The Air Force prepares for war by studying the enemy and its likely invasion routes, working closely with ground forces and air controllers to master the scenarios.

In the event of a North Korean invasion, US aircraft out of Japan, Guam, Alaska, and elsewhere would quickly augment the American forces. The ROKAF has hundreds of advanced fighters of its own. This combined air force would devastate advancing DPRK troops and would immediately take the fight north. From Osan Air Base, south of Seoul, it is just a 15-minute flight to Pyongyang, North Korea.

If the North chose to invade, it would lose the war. The DPRK has numerical advantages, but its conventional capabilities are slowly fading while ROK and US capabilities grow ever greater. And while the North Koreans can study US tactics, “they don’t understand how flexible we can be,” said USAF Maj. Gen. Brian T. Bishop, deputy chief of staff for US Forces Korea.
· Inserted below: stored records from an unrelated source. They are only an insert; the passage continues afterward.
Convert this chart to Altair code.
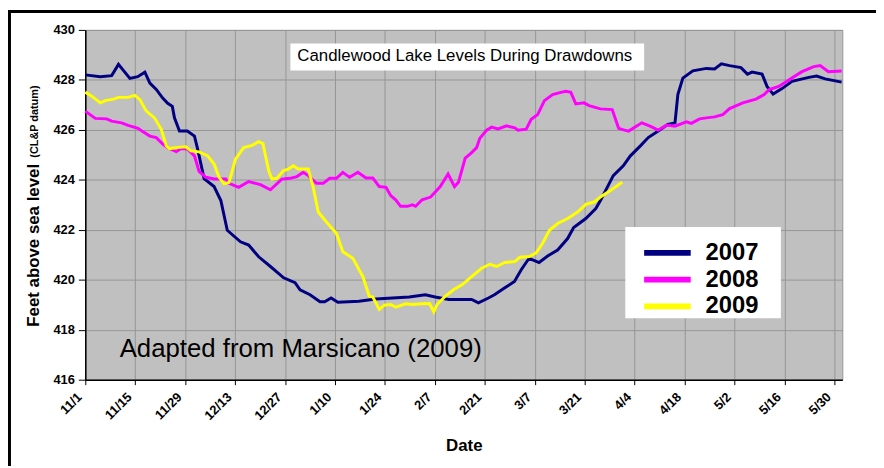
import altair as alt
import pandas as pd

FONT = "Liberation Sans"

tick_labels = ["11/1", "11/15", "11/29", "12/13", "12/27", "1/10", "1/24", "2/7",
               "2/21", "3/7", "3/21", "4/4", "4/18", "5/2", "5/16", "5/30"]
tick_days = [0, 14, 28, 42, 56, 70, 84, 98, 112, 126, 140, 154, 168, 182, 196, 210]
y_ticks = [416, 418, 420, 422, 424, 426, 428, 430]

years = ["2007", "2008", "2009"]
colors = ["#000080", "#FF00FF", "#FFFF00"]

day_2007 = [0, 4.2, 7.4, 9.3, 12.5, 14.7, 16.7, 18.1, 19.9, 21.7, 23.1, 24.4, 25.0, 26.4,
            28.6, 30.6, 31.4, 32.4, 33.3, 36.1, 38.0, 39.8, 43.5, 45.8, 48.6, 51.9, 55.6,
            58.8, 60.2, 63.0, 65.8, 67.1, 68.9, 70.8, 76.7, 81.4, 86.1, 90.8, 95.3, 98.1,
            101.9, 108.3, 110.2, 113.0, 114.7, 117.5, 120.3, 122.2, 124.4, 127.2, 129.6,
            132.4, 135.2, 136.9, 140.3, 143.1, 144.4, 148.0, 150.8, 152.8, 155.6, 157.8,
            160.6, 163.3, 165.3, 166.1, 167.5, 170.3, 174.1, 176.4, 178.3, 180.6, 183.8,
            185.6, 186.9, 189.7, 191.1, 192.8, 195.3, 198.1, 202.8, 205.0, 207.4, 212.0]
lvl_2007 = [428.20, 428.13, 428.17, 428.62, 428.06, 428.13, 428.31, 427.87, 427.62, 427.27,
            427.06, 426.94, 426.48, 425.95, 425.95, 425.75, 425.29, 424.64, 424.05, 423.73,
            423.17, 421.98, 421.52, 421.39, 420.92, 420.53, 420.08, 419.88, 419.60, 419.40,
            419.12, 419.12, 419.27, 419.10, 419.14, 419.23, 419.27, 419.31, 419.40, 419.31,
            419.21, 419.21, 419.08, 419.27, 419.40, 419.67, 419.93, 420.40, 420.86, 420.69,
            420.95, 421.19, 421.65, 422.09, 422.45, 422.85, 423.17, 424.17, 424.56, 424.96,
            425.36, 425.69, 425.95, 426.22, 426.28, 427.41, 428.07, 428.36, 428.46, 428.44,
            428.64, 428.57, 428.49, 428.23, 428.31, 428.23, 427.74, 427.43, 427.65, 427.94,
            428.10, 428.15, 428.04, 427.91]

day_2008 = [0, 2.8, 6.0, 7.4, 10.2, 12.0, 14.8, 16.2, 18.1, 19.9, 21.8, 23.1, 25.5, 26.9,
            28.7, 30.6, 31.9, 33.8, 36.1, 39.4, 40.3, 43.0, 45.8, 49.1, 51.9, 55.1, 57.4,
            59.3, 61.1, 62.5, 64.8, 66.7, 68.5, 70.4, 72.2, 74.1, 76.4, 78.7, 80.6, 82.4,
            84.3, 85.6, 87.0, 88.4, 90.3, 91.7, 92.6, 94.4, 96.8, 99.5, 101.7, 103.5, 104.6,
            106.5, 108.3, 109.7, 110.6, 112.5, 113.9, 115.7, 118.1, 120.4, 121.3, 123.6,
            125.0, 126.8, 128.7, 131.0, 133.3, 134.7, 136.1, 137.5, 139.8, 141.2, 144.4,
            147.7, 149.5, 150.9, 152.3, 156.0, 158.3, 160.6, 163.0, 165.3, 168.5, 169.9,
            172.2, 174.1, 176.4, 178.7, 180.6, 184.3, 188.0, 190.3, 191.7, 194.4, 197.2,
            200.9, 204.2, 206.0, 208.3, 212.0]
lvl_2008 = [426.75, 426.46, 426.44, 426.35, 426.28, 426.18, 426.06, 425.92, 425.75, 425.69,
            425.42, 425.29, 425.13, 425.25, 425.23, 424.96, 424.34, 424.10, 424.03, 424.03,
            423.86, 423.70, 423.93, 423.81, 423.60, 424.03, 424.06, 424.13, 424.30, 424.17,
            423.86, 423.86, 424.06, 424.06, 424.30, 424.10, 424.30, 424.07, 424.07, 423.73,
            423.70, 423.37, 423.20, 422.94, 422.94, 423.00, 422.94, 423.20, 423.31, 423.73,
            424.23, 423.73, 423.90, 424.87, 425.09, 425.29, 425.66, 425.99, 426.11, 426.04,
            426.16, 426.08, 425.99, 426.03, 426.42, 426.61, 427.17, 427.41, 427.50, 427.54,
            427.50, 427.04, 427.08, 426.97, 426.84, 426.81, 426.06, 426.00, 425.95, 426.28,
            426.15, 425.99, 426.19, 426.15, 426.32, 426.26, 426.44, 426.48, 426.52, 426.61,
            426.85, 427.08, 427.23, 427.41, 427.61, 427.74, 428.00, 428.33, 428.53, 428.57,
            428.33, 428.36]

day_2009 = [0, 1.9, 4.2, 5.6, 7.9, 9.3, 12.0, 13.9, 15.3, 17.1, 19.4, 21.3, 22.7, 23.6,
            25.9, 28.2, 29.6, 31.9, 34.3, 36.1, 37.5, 38.9, 40.3, 42.1, 44.4, 46.8, 48.6,
            49.8, 51.4, 52.3, 53.7, 55.6, 56.9, 58.3, 59.7, 62.5, 63.9, 65.3, 67.6, 70.4,
            72.2, 75.0, 77.8, 79.6, 80.6, 82.4, 83.8, 85.6, 87.0, 89.8, 91.7, 94.4, 96.5,
            97.7, 98.6, 100.9, 103.2, 105.6, 108.3, 111.1, 113.4, 115.3, 117.6, 120.4, 121.8,
            124.5, 126.4, 128.2, 130.1, 132.4, 135.2, 138.0, 140.3, 142.6, 144.4, 147.2,
            150.5]
lvl_2009 = [427.51, 427.34, 427.08, 427.17, 427.23, 427.30, 427.30, 427.38, 427.21, 426.75,
            426.48, 426.02, 425.36, 425.25, 425.29, 425.32, 425.16, 425.12, 424.96, 424.63,
            424.10, 423.84, 423.90, 424.83, 425.29, 425.38, 425.53, 425.45, 424.37, 424.03,
            424.06, 424.37, 424.43, 424.56, 424.43, 424.43, 423.70, 422.71, 422.31, 421.85,
            421.12, 420.86, 420.13, 419.34, 419.31, 418.81, 418.98, 419.01, 418.90, 419.04,
            419.01, 419.04, 419.05, 418.72, 419.01, 419.34, 419.60, 419.80, 420.13, 420.46,
            420.62, 420.53, 420.69, 420.73, 420.90, 420.93, 421.08, 421.46, 421.98, 422.25,
            422.45, 422.71, 423.02, 423.11, 423.31, 423.57, 423.90]

title_text = "Candlewood Lake Levels During Drawdowns"
credit_text = "Adapted from Marsicano (2009)"
y_title = "Feet above sea level"
y_subtitle = "(CL&P datum)"
x_title = "Date"

rows = []
for yr, ds, ls in zip(years, [day_2007, day_2008, day_2009], [lvl_2007, lvl_2008, lvl_2009]):
    for i, (d, l) in enumerate(zip(ds, ls)):
        rows.append({"year": yr, "day": d, "level": l, "order": i})
df = pd.DataFrame(rows)

label_expr = "[" + ",".join(f"'{t}'" for t in tick_labels) + "][round(datum.value/14)]"

x_enc = alt.X(
    "day:Q",
    scale=alt.Scale(domain=[0, 212.2], nice=False, zero=False),
    axis=alt.Axis(
        values=tick_days, labelExpr=label_expr, labelAngle=-45, labelAlign="right",
        labelBaseline="middle", labelFont=FONT, labelFontSize=13, labelFontWeight="bold",
        labelColor="black", labelPadding=10, labelOffset=-6, tickSize=5, tickColor="black",
        domainColor="black", domainWidth=1.5, gridColor="#969696", labelOverlap=False,
        title=x_title, titleFont=FONT, titleFontSize=17, titleFontWeight="bold",
        titleColor="black", titleY=71.7, titleBaseline="alphabetic",
    ),
)
y_enc = alt.Y(
    "level:Q",
    scale=alt.Scale(domain=[416, 430], nice=False, zero=False),
    axis=alt.Axis(
        values=y_ticks, format="d", labelFont=FONT, labelFontSize=13, labelFontWeight="bold",
        labelColor="black", labelPadding=4, tickSize=7, tickColor="black",
        domainColor="black", domainWidth=1.5, gridColor="#969696",
        title=y_title, titleFont=FONT, titleFontSize=17, titleFontWeight="bold",
        titleColor="black", titleAngle=270, titleX=-47.5, titleY=299,
        titleAlign="left", titleBaseline="alphabetic",
    ),
)

lines = alt.Chart(df).mark_line(strokeWidth=3).encode(
    x=x_enc,
    y=y_enc,
    color=alt.Color(
        "year:N",
        scale=alt.Scale(domain=years, range=colors),
        legend=alt.Legend(
            orient="none", legendX=561, legendY=211.5, title=None,
            symbolType="stroke", symbolStrokeWidth=6, symbolSize=2209,
            labelFont=FONT, labelFontSize=24, labelFontWeight="bold", labelColor="black",
            labelOffset=12, rowPadding=0, clipHeight=27, padding=0,
        ),
    ),
    order="order:Q",
)

one = pd.DataFrame({"a": [0]})

legend_box = alt.Chart(one).mark_rect(color="white").encode(
    x=alt.value(545), x2=alt.value(702), y=alt.value(199), y2=alt.value(291)
)
title_box = alt.Chart(one).mark_rect(color="white").encode(
    x=alt.value(207), x2=alt.value(564), y=alt.value(13.7), y2=alt.value(41)
)
title_mark = alt.Chart(one).mark_text(
    text=title_text, font=FONT, fontSize=17, color="black", align="center", baseline="alphabetic"
).encode(x=alt.value(383), y=alt.value(31))
credit_mark = alt.Chart(one).mark_text(
    text=credit_text, font=FONT, fontSize=26, color="black", align="left", baseline="alphabetic"
).encode(x=alt.value(34.7), y=alt.value(330.3))
sub_mark = alt.Chart(one).mark_text(
    text=y_subtitle, font=FONT, fontSize=11, fontWeight="bold", color="black",
    align="left", baseline="alphabetic", angle=270
).encode(x=alt.value(-47.5), y=alt.value(129))

border_top = alt.Chart(one).mark_rule(color="black", strokeWidth=3).encode(
    x=alt.value(-78), x2=alt.value(798), y=alt.value(-18.5)
)
border_left = alt.Chart(one).mark_rule(color="black", strokeWidth=3).encode(
    x=alt.value(-76.5), y=alt.value(-20), y2=alt.value(440)
)

chart = alt.layer(
    lines, legend_box, title_box, title_mark, credit_mark, sub_mark, border_top, border_left
).properties(
    width=764, height=353,
    autosize=alt.AutoSizeParams(type="none"),
    padding={"left": 78, "top": 20, "right": 34, "bottom": 87},
    background="white",
).configure_view(
    fill="#C0C0C0", stroke="#969696", strokeWidth=1
)

chart.save("out.html", embed_options={"renderer": "svg", "actions": False})
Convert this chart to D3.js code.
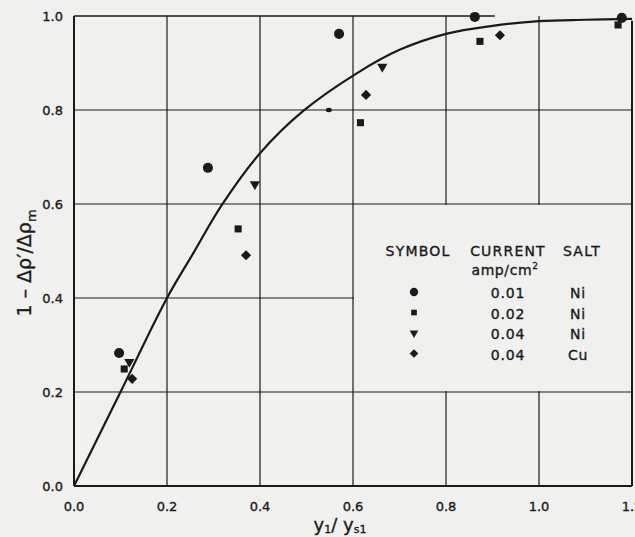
<!DOCTYPE html>
<html>
<head>
<meta charset="utf-8">
<script src="https://cdn.jsdelivr.net/npm/d3@7"></script>
<style>
  html, body { margin: 0; padding: 0; background: #f0f0ef; }
  svg { display: block; }
  text { font-family: "DejaVu Sans", sans-serif; fill: #1a1a1a; stroke: #1a1a1a; stroke-width: 0.35px; }
</style>
</head>
<body>
<div id="chart"></div>
<script>
// values
const xTicks = [0, 0.2, 0.4, 0.6, 0.8, 1.0, 1.2];
const yTicks = [0, 0.2, 0.4, 0.6, 0.8, 1.0];

const curveX = [0, 0.1, 0.2, 0.257, 0.318, 0.4, 0.493, 0.608, 0.7, 0.8, 0.9, 1.0, 1.1, 1.2];
const curveY = [0, 0.2, 0.4, 0.496, 0.598, 0.708, 0.798, 0.878, 0.928, 0.962, 0.979, 0.989, 0.992, 0.994];

const circleX = [0.097, 0.288, 0.570, 0.862, 1.178];
const circleY = [0.283, 0.677, 0.962, 0.998, 0.996];
const squareX = [0.108, 0.353, 0.616, 0.873, 1.170];
const squareY = [0.249, 0.547, 0.773, 0.946, 0.981];
const triX = [0.119, 0.389, 0.663];
const triY = [0.264, 0.642, 0.892];
const diamondX = [0.125, 0.370, 0.628, 0.916];
const diamondY = [0.228, 0.491, 0.832, 0.959];
const dotX = [0.548];
const dotY = [0.800];

const legendSymbols = ["circle", "square", "triangle", "diamond"];
const legendCurrent = ["0.01", "0.02", "0.04", "0.04"];
const legendSalt = ["Ni", "Ni", "Ni", "Cu"];

const width = 635, height = 537;
const ink = "#1a1a1a";
const bg = "#f0f0ef";

const svg = d3.select("#chart").append("svg")
  .attr("width", width)
  .attr("height", height);

const x = d3.scaleLinear().domain([0, 1.2]).range([74, 632]);
const y = d3.scaleLinear().domain([0, 1.0]).range([486, 16]);

// grid
svg.append("g").selectAll("line")
  .data(yTicks.filter(d => d > 0 && d < 1))
  .enter().append("line")
  .attr("x1", x(0)).attr("x2", x(1.2))
  .attr("y1", d => y(d)).attr("y2", d => y(d))
  .attr("stroke", ink).attr("stroke-width", 1.2);

svg.append("g").selectAll("line")
  .data(xTicks.filter(d => d > 0 && d < 1.2))
  .enter().append("line")
  .attr("x1", d => x(d)).attr("x2", d => x(d))
  .attr("y1", y(1.0)).attr("y2", y(0))
  .attr("stroke", ink).attr("stroke-width", 1.2);

// blank legend panel (no grid inside)
svg.append("rect")
  .attr("x", x(0.6) + 1).attr("y", y(0.6) + 1)
  .attr("width", x(1.2) - x(0.6) - 2)
  .attr("height", y(0.2) - y(0.6) - 2)
  .attr("fill", bg);

// frame
svg.append("line").attr("x1", x(0)).attr("x2", x(0)).attr("y1", y(1.0)).attr("y2", y(0))
  .attr("stroke", ink).attr("stroke-width", 2);
svg.append("line").attr("x1", x(0)).attr("x2", x(1.2)).attr("y1", y(0)).attr("y2", y(0))
  .attr("stroke", ink).attr("stroke-width", 2.2);
svg.append("line").attr("x1", x(1.2)).attr("x2", x(1.2)).attr("y1", y(0.99)).attr("y2", y(0))
  .attr("stroke", ink).attr("stroke-width", 2);
svg.append("line").attr("x1", x(0)).attr("x2", x(0.905)).attr("y1", y(1.0)).attr("y2", y(1.0))
  .attr("stroke", ink).attr("stroke-width", 1.4);

// tick labels
svg.append("g").selectAll("text")
  .data(xTicks).enter().append("text")
  .attr("x", d => x(d))
  .attr("y", 511)
  .attr("text-anchor", "middle")
  .style("font-size", "13px")
  .text(d => d.toFixed(1));

svg.append("g").selectAll("text")
  .data(yTicks).enter().append("text")
  .attr("x", 63)
  .attr("y", d => y(d) + 5)
  .attr("text-anchor", "end")
  .style("font-size", "13px")
  .text(d => d.toFixed(1));

// axis titles
let xt = svg.append("text")
  .attr("x", 340).attr("y", 531)
  .attr("text-anchor", "middle")
  .style("font-size", "18px");
xt.append("tspan").text("y");
xt.append("tspan").attr("dy", 2).style("font-size", "11px").text("1");
xt.append("tspan").attr("dy", -2).text("/ y");
xt.append("tspan").attr("dy", 2).style("font-size", "11px").text("s1");

let yt = svg.append("text")
  .attr("transform", "translate(31,263) rotate(-90)")
  .attr("text-anchor", "middle")
  .style("font-size", "19px");
yt.append("tspan").text("1 \u2013 \u0394\u03C1\u2032/\u0394\u03C1");
yt.append("tspan").attr("dy", 5).style("font-size", "13px").text("m");

// curve
const line = d3.line()
  .x(d => x(d[0]))
  .y(d => y(d[1]))
  .curve(d3.curveCatmullRom.alpha(0.5));

svg.append("path")
  .datum(curveX.map((v, i) => [v, curveY[i]]))
  .attr("d", line)
  .attr("fill", "none")
  .attr("stroke", ink)
  .attr("stroke-width", 2.2);

// markers
const shapes = {
  circle: d3.symbol().type(d3.symbolCircle),
  square: d3.symbol().type(d3.symbolSquare),
  triangle: d3.symbol().type(d3.symbolTriangle),
  diamond: d3.symbol().type(d3.symbolSquare)
};
const rot = { circle: 0, square: 0, triangle: 180, diamond: 45 };

function drawSeries(xs, ys, kind, size) {
  svg.append("g").selectAll("path")
    .data(xs.map((v, i) => [v, ys[i]]))
    .enter().append("path")
    .attr("d", shapes[kind].size(size)())
    .attr("transform", d => "translate(" + x(d[0]) + "," + y(d[1]) + ") rotate(" + rot[kind] + ")")
    .attr("fill", ink);
}

drawSeries(circleX, circleY, "circle", 80);
drawSeries(squareX, squareY, "square", 50);
drawSeries(triX, triY, "triangle", 45);
drawSeries(diamondX, diamondY, "diamond", 52);

svg.append("g").selectAll("ellipse")
  .data(dotX.map((v, i) => [v, dotY[i]]))
  .enter().append("ellipse")
  .attr("cx", d => x(d[0])).attr("cy", d => y(d[1]))
  .attr("rx", 3).attr("ry", 2.2)
  .attr("fill", ink);

// legend
const lg = svg.append("g");
lg.append("text").attr("x", 418).attr("y", 256).attr("text-anchor", "middle")
  .style("font-size", "14px").style("letter-spacing", "1.2px").text("SYMBOL");
lg.append("text").attr("x", 508).attr("y", 256).attr("text-anchor", "middle")
  .style("font-size", "14px").style("letter-spacing", "1.2px").text("CURRENT");
lg.append("text").attr("x", 582).attr("y", 256).attr("text-anchor", "middle")
  .style("font-size", "14px").style("letter-spacing", "1.2px").text("SALT");
let unit = lg.append("text").attr("x", 505).attr("y", 275).attr("text-anchor", "middle")
  .style("font-size", "14px").style("letter-spacing", "0.6px");
unit.append("tspan").text("amp/cm");
unit.append("tspan").attr("dy", -6).style("font-size", "9px").text("2");

const legendSizes = { circle: 55, square: 32, triangle: 32, diamond: 38 };
legendSymbols.forEach((s, i) => {
  let cy = 292 + i * 20.5;
  lg.append("path")
    .attr("d", shapes[s].size(legendSizes[s])())
    .attr("transform", "translate(414," + cy + ") rotate(" + rot[s] + ")")
    .attr("fill", ink);
  lg.append("text").attr("x", 508).attr("y", cy + 6).attr("text-anchor", "middle")
    .style("font-size", "14px").style("letter-spacing", "0.8px").text(legendCurrent[i]);
  lg.append("text").attr("x", 578).attr("y", cy + 6).attr("text-anchor", "middle")
    .style("font-size", "14px").style("letter-spacing", "0.8px").text(legendSalt[i]);
});
</script>
</body>
</html>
Public exercises show strength and resolve. Annual events such as Key Resolve and Ulchi Freedom Guardian keep the US and ROK ready and send a clear message: If necessary, the defenders will defeat the North. A DPRK invasion would end North Korea’s Kim dynasty—and for all of its bluster and skirmishing, survival is what matters most to the regime.

Between 1950 and 1953, some 1.8 million Americans served in the Korean War, and more than 33,000 of them were killed in action. They did not die in vain. The Korean armistice turns 60 this year, and in the years since, the US and South Korea won the war. The North is contained, the South is free and prosperous, and American airmen help keep this status quo through their readiness and vigilance.

The Kim regime is unlikely to embrace meaningful reforms, as that ultimately led to the downfall of many dictators. A revolution would be messy, violent, and create a massive humanitarian problem. A new war would create the worst situation of all.

It is hard to envision a “good” way for this standoff to end, but thanks to the deterrent power of airpower, the South can remain at peace.